I guess that in many ways there is little difference between this CD and a Greatest Hits compilation of Roger Whittaker’s wildlife impressions, which is in itself something of a nightmare possibility, so why is this CDr intriguing when released on a familiar label as a piece of “artistic” music? Hochherz offers nothing anywhere about the music other than the track titles. So we are left to project our own ideas, thoughts about the CDr, why it exists, what the message behind it could be, if indeed there is one at all. I suspect that Hochherz might be questioning how we hear sounds when we are aware of their context and their origins. Do we listen differently to field recordings of birds than we do to precisely made electronic manipulations, even if they sound almost identical? If so, why do we? Why does this extra knowledge, or the involvement of human beings change our response?

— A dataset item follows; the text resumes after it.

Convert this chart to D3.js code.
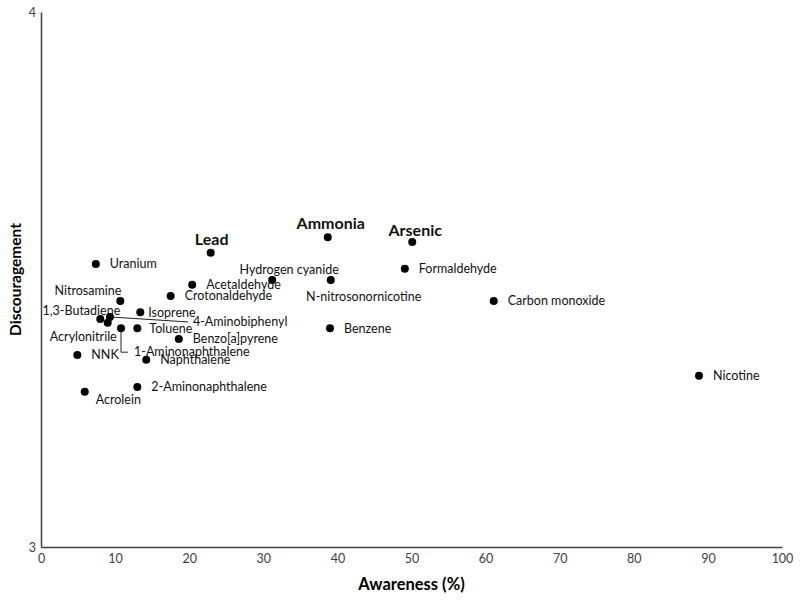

Whether any of this really matters much, whether these questions are worth asking is up to each of us to decide, and I suspect that how we answer will also colour how much interest we each have in this CD. While I find it musically uninteresting, I was certainly lead to ask a lot of questions by it, the answers to which I am not sure I know. That in itself gives the CD some value for me, though its not one likely to come back down off the shelf in a hurry unless the turn into my forties suddenly makes me feel the urge to go virtual twitching at the weekends…
- Richard Pinnell -

Vital Weekly
I am not sure what Oliver Hochherz's release 'Ornithology' has got to do with birds, but I do recall that the only time I built something from an electronic kit was a mechanical bird. It sounded like the sounds I hear on this release. However it might be so that these are real birds: I am no ornithologist. The tracks have 'round' lengths, 1:00, 2:00 or 19:00, which might be something conceptual I may not understand. There is anyway something conceptual about this release which I may not understand either. A 3"CDR would have been sufficient.